Knowing your intent & motivations makes it easy to set goals, get activated, find the right tools & write killer content.
Vision Is Born From Your Experiences & Values
Having clarity in your vision is vital to developing successful plans. Your vision statement becomes the ultimate goal for your business. But vision is more than where you want to go and what you want to achieve. Your goals for your business should support the goals in your life. It all is reflective of your personal values. It is the heart of your story and what drives your small business' brand voice. When developing your vision, make a point to look at the path that brought you to this point - who influenced or inspired you, your intent and motivations, your passion and skills - even if your final vision statement doesn't make those ideas explicit.
Whether a client comes to me to update their website, develop a strategic plan, or envision and brainstorm to develop the business concept, I always start the process with an interview of targeted questions to learn what brought you to this point, where you see yourself going, and what might be holding you back.
For existing businesses, I learn about your service or product - what need is being met, how it works, what makes it different from others like it. I try to gain an intimate understanding about what it is that you love about what you do and what you dread dealing with at work. What are the tasks you find fulfilling and what is frustrating? What are you happy to spend time working on and what do you avoid? Your vision should create the environment where you get to do what you love and provide opportunities for personal and professional growth. And it should provide for a way to manage the necessary things you don't care to do and erase the things getting in the way.
If you are envisioning a new path for your career or developing a new business concept, I use this process as a sort of mind mapping or brainstorm activity. It helps give the idea shape using the container of your full and complete life and what you envision for yourself, now and down the road. The process also shows us if it is feasible or ways it might need to be adjusted to be achievable. We talk about the "absolutes" - the aspects you absolutely want to see happen. We highlight areas yet to be developed and discuss what some of the nitty-gritty details might look like for implementing this project.
Through this process, you become crystal clear in knowing what it is you are trying to achieve. This, in turn, becomes the basis for how you convince others to get on board. Using your own words, I craft a mission statement, vision, values, and a tag line or value proposition. Your story becomes a part of the the ultimate vision. It is what will make your messaging authentic and relatable.
Vision Drives Strategy
This vision is the ultimate goal. It is what you measure your decisions against - like the hiker's ultimate destination acting as the guide post that they regularly look to so they are sure to stay on track. The vision sets the tone for the journey - it gives your business a voice and a distinct perspective that becomes the foundation for the entire marketing plan.
A small business owner becomes focused and re-energized when you connect with your original motivations and inspirations. You quit seeing your work through the lens of being overwhelmed and view it again with hope and optimism. It allows you to remove the biases that have built up. It is from this place that you want to create your specific, measurable, achievable, relevant, and timely goals - those benchmarks that will show your progress, hold you accountable, and keep you on the path to your ultimate goal. Your immediate goals - and every action you plan out to help achieve them - will be in line with your ultimate goal.
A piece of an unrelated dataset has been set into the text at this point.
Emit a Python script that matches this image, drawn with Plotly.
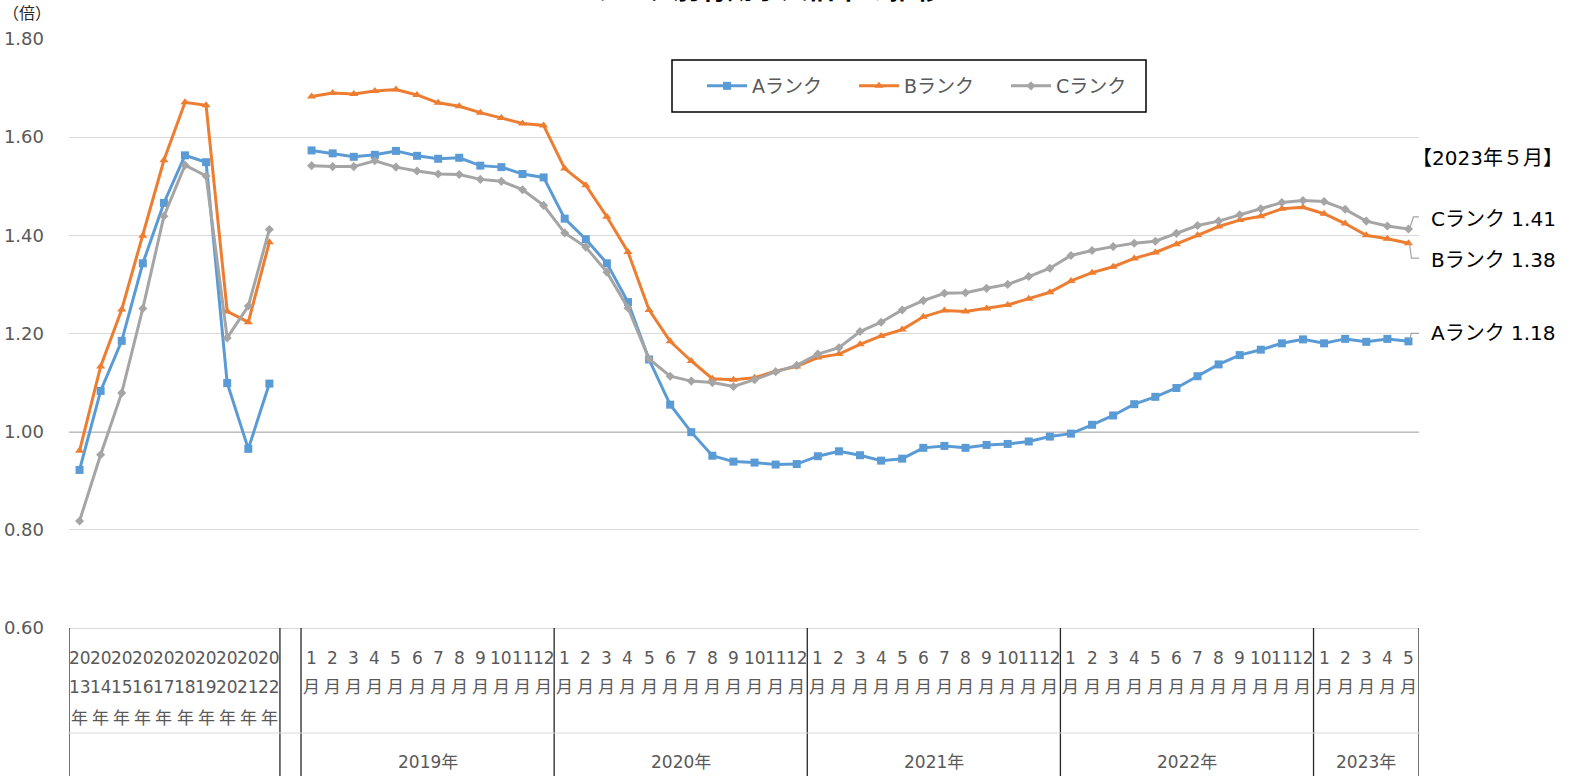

Vision Helps Streamline Systems
Yes, even your operations and administrative tasks benefit from clarity in vision. You're focused and better able to prioritize, because every decision you make for your business will be done in support of achieving your ultimate goal.
Your vision will influence who you hire, how you interact with your team, what internal communications systems you use, and can be the way your team becomes personally invested in the success of your company. Your vision tells you what data you want to track, which CMS system to use, how you build your budgets, and what type of inventory you purchase. It influences how you choose the vendors you contract with and the partnerships you make. Your vision is behind your choice for the legal structure of your business, where you place your ads, how you develop your price points, and how you interact on social media. It becomes the method for making decisions, removing questions, and increasing your confidence in the choices you make.
Vision Expressed Through Marketing
Clarity in your vision, as well as the benchmark goals and your strategic plan to get there, is the center of the story you tell. Your vision has directed your brand, and so the messaging seen by the community is easily understood. The new language leaves no room for questions about what you do, why you do it, and who it is for.
Vision helps you understand your customers - what their motivations are for using your service. It can help you figure out who your prospective customers are, where to find them, and what to say to entice them to check out your business. Vision is what drives your content marketing, advertising campaigns, social media approach, and how you build relationships with customers.
With clarity in your vision, you can speak with confidence - whether it's an elevator pitch or networking with prospective investors or interviewing with the media. Your passion can be heard when you describe where you want to go and the solid plans you have to get there. The reconnection to your original motivations for this work gives your verbal and written messages authenticity. That authenticity is what grabs people's attention, makes you memorable, and compels them to become a client.
So, don't view your vision statement as "that one section in the business plan I sort of worked on once." It is so, so much more than that.